Lyn M. Schlitt, Gen. Counsel, James A. Toupin, Asst. Gen. Counsel, U.S. Intern. Trade Comn, Timothy M. Reif, Washington, D.C., for defendants.

DiCARLO, Judge:

Pursuant to Rule 56.1 of the Rules of this Court, plaintiffs challenge the final negative determination of the United States International Trade Commission (Commission) in Certain Welded Carbon Steel Pipes and Tubes from Taiwan, Inv. No. 731-TA-349 (Final), USITC Pub. 1994 (July 1987). The Commission determined that a United States industry is neither materially injured nor threatened with material injury by reason of less than fair value imports of Taiwanese produced light-walled rectangular pipes and tubing (L-WR).

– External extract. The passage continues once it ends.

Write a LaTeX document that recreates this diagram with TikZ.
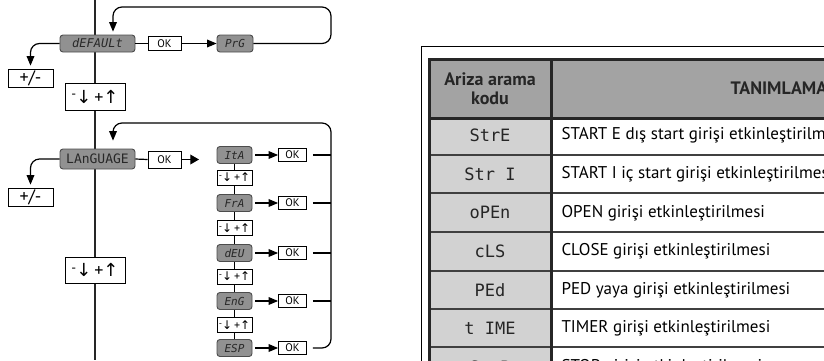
\documentclass[tikz,border=0pt]{standalone}
\usepackage{fontspec}
\setmainfont{PT Sans}
\newfontfamily\lcdfont{DejaVu Sans Mono}
\newfontfamily\symfont{DejaVu Sans}
\usetikzlibrary{arrows}
\definecolor{lcdgray}{RGB}{145,145,145}
\definecolor{lcdtext}{RGB}{40,40,40}
\definecolor{headgray}{RGB}{163,163,163}
\definecolor{codegray}{RGB}{210,210,210}
\newcommand{\keyupdn}{\raisebox{0.5ex}{\scalebox{0.75}{-}}{\symfont↓}\,+{\symfont↑}}
\tikzset{
	lcd/.style={draw=black!70, fill=lcdgray, rounded corners=3pt, line width=0.9pt, minimum height=17pt, inner sep=0pt, font=\lcdfont\itshape\fontsize{11}{11}\selectfont, text=lcdtext},
	okbox/.style={draw, fill=white, line width=0.9pt, minimum width=33pt, minimum height=14pt, inner sep=0pt, font=\fontsize{11}{11}\selectfont},
	keybox/.style={draw, fill=white, line width=0.9pt, inner sep=0pt},
	flow/.style={line width=1.2pt, rounded corners=9pt},
	codecell/.style={font=\lcdfont\fontsize{17}{17}\selectfont, text=black!85},
	desccell/.style={anchor=west, font=\fontsize{17}{17}\selectfont}
}
\begin{document}
\begin{tikzpicture}[x=1pt,y=-1pt]
	\useasboundingbox(0,0) rectangle (824,360);
	\clip(0,0) rectangle (824,360);
	\coordinate(maintop) at (95,0);
	\coordinate(mainbot) at (95,360);
	\coordinate(coltop) at (234.5,155);
	\coordinate(colbot) at (234.5,348);
	\coordinate(loopr) at (331,123);
	\coordinate(langend) at (199,159.5);
	\draw[line width=2pt, black!85](maintop) -- (mainbot);
	\draw[line width=1.2pt](coltop) -- (colbot);
	\node[lcd, minimum width=75pt, font=\lcdfont\itshape\fontsize{12}{12}\selectfont](default) at (97.5,43.5){dEFAULt};
	\node[okbox](okdef) at (164.5,43.5){OK};
	\node[lcd, minimum width=36pt](prg) at (235,43.5){PrG};
	\node[keybox, minimum width=45pt, minimum height=18pt, font=\fontsize{18}{18}\selectfont](pmdef) at (30.5,78){+/-};
	\node[keybox, minimum width=60pt, minimum height=27pt, font=\fontsize{18}{18}\selectfont](keydef) at (95,96.5){\keyupdn};
	\draw[flow](default.east) -- (okdef.west);
	\draw[flow, -triangle 45](okdef.east) -- (prg.west);
	\draw[flow, -triangle 45, shorten >=3pt](prg.east) -| (331,7) -| ([xshift=15.5pt]default.north);
	\draw[flow, -triangle 45, shorten >=3pt](default.west) -| (pmdef.north);
	\node[lcd, minimum width=75pt, minimum height=20pt, font=\lcdfont\fontsize{13}{13}\selectfont](lang) at (97.5,159){LAnGUAGE};
	\node[okbox, minimum height=17pt](oklang) at (164.5,159.5){OK};
	\node[keybox, minimum width=45pt, minimum height=18pt, font=\fontsize{18}{18}\selectfont](pmlang) at (30.5,197){+/-};
	\node[keybox, minimum width=60pt, minimum height=26pt, font=\fontsize{18}{18}\selectfont](keylang) at (95,270){\keyupdn};
	\draw[flow](lang.east) -- (oklang.west);
	\draw[line width=1.4pt, -triangle 60](oklang.east) -- (langend);
	\draw[flow, -triangle 45, shorten >=3pt](lang.west) -| (pmlang.north);
	\foreach \y [count=\i] in {177.5,228,276.5,325}
		\node[keybox, minimum width=35pt, minimum height=15pt, font=\fontsize{12}{12}\selectfont](keyitem\i) at (234.5,\y){\keyupdn};
	\foreach \name/\code/\y in {ita/ItA/155, fra/FrA/203, deu/dEU/253, eng/EnG/301, esp/ESP/348}{
		\node[lcd, minimum width=35pt](\name) at (234.5,\y){\code};
		\node[okbox, minimum width=28pt, minimum height=13pt](ok\name) at (292.5,\y){OK};
		\draw[flow, -triangle 45, shorten <=3pt](\name) -- (ok\name);
	}
	\foreach \name in {ita,fra,deu,eng}
		\draw[flow, shorten <=6pt](ok\name.east) -- (ok\name.east -| loopr);
	\draw[flow, -triangle 45, shorten <=6pt, shorten >=8pt](okesp.east) -| (loopr) -| ([xshift=15.5pt]lang.north);
	\draw[line width=0.8pt](421,370) -- (421,46.5) -- (830,46.5);
	\fill[headgray](429.5,59.5) rectangle (830,118);
	\fill[codegray](429.5,118) rectangle (551.5,370);
	\foreach \y in {155,193,232,271,309,347}
		\draw[line width=1.2pt, black!75](429.5,\y) -- (830,\y);
	\draw[line width=3pt, black!85](429.5,370) -- (429.5,59.5) -- (830,59.5);
	\draw[line width=3pt, black!85](429.5,118) -- (830,118);
	\draw[line width=2.5pt, black!85](551.5,59.5) -- (551.5,370);
	\node[align=center, font=\bfseries\fontsize{18}{19}\selectfont, text=black!85](headcode) at (490,89){Ariza arama\\kodu};
	\node[anchor=west, font=\bfseries\fontsize{18}{18}\selectfont, text=black!85](headdesc) at (727,88){TANIMLAMA};
	\foreach \code/\desc [count=\i] in {StrE/START E dış start girişi etkinleştirilmesi, Str I/START I iç start girişi etkinleştirilmesi, oPEn/OPEN girişi etkinleştirilmesi, cLS/CLOSE girişi etkinleştirilmesi, PEd/PED yaya girişi etkinleştirilmesi, t IME/TIMER girişi etkinleştirilmesi, StoP/STOP girişi etkinleştirilmesi}{
		\node[codecell](code\i) at (490,{97+38.6*\i}){\code};
		\node[desccell](desc\i) at (558,{97+38.6*\i}){\desc};
	}
\end{tikzpicture}
\end{document}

This Court has jurisdiction under 19 U.S.C. § 1516a(a)(2)(A)(i) and (B)(ii) (Supp. IV 1986) and 28 U.S.C. § 1581(c) (1982). The Court finds that a material injury determination on the effect of dumped imports may not lawfully be based solely on the gross revenue loss to the domestic industry's product line when the record contains sufficient information to make that determination as to the domestic like product. The Court remands to the Commission to determine whether the impact of less than fair value imports on sales of the domestic like product constitutes material injury or threat of material injury and to explain the basis for its determination. The Commission's findings on the foreign producers' capacity and capacity utilization and the Taiwanese self-restraint program are supported by substantial evidence on the record and according to law.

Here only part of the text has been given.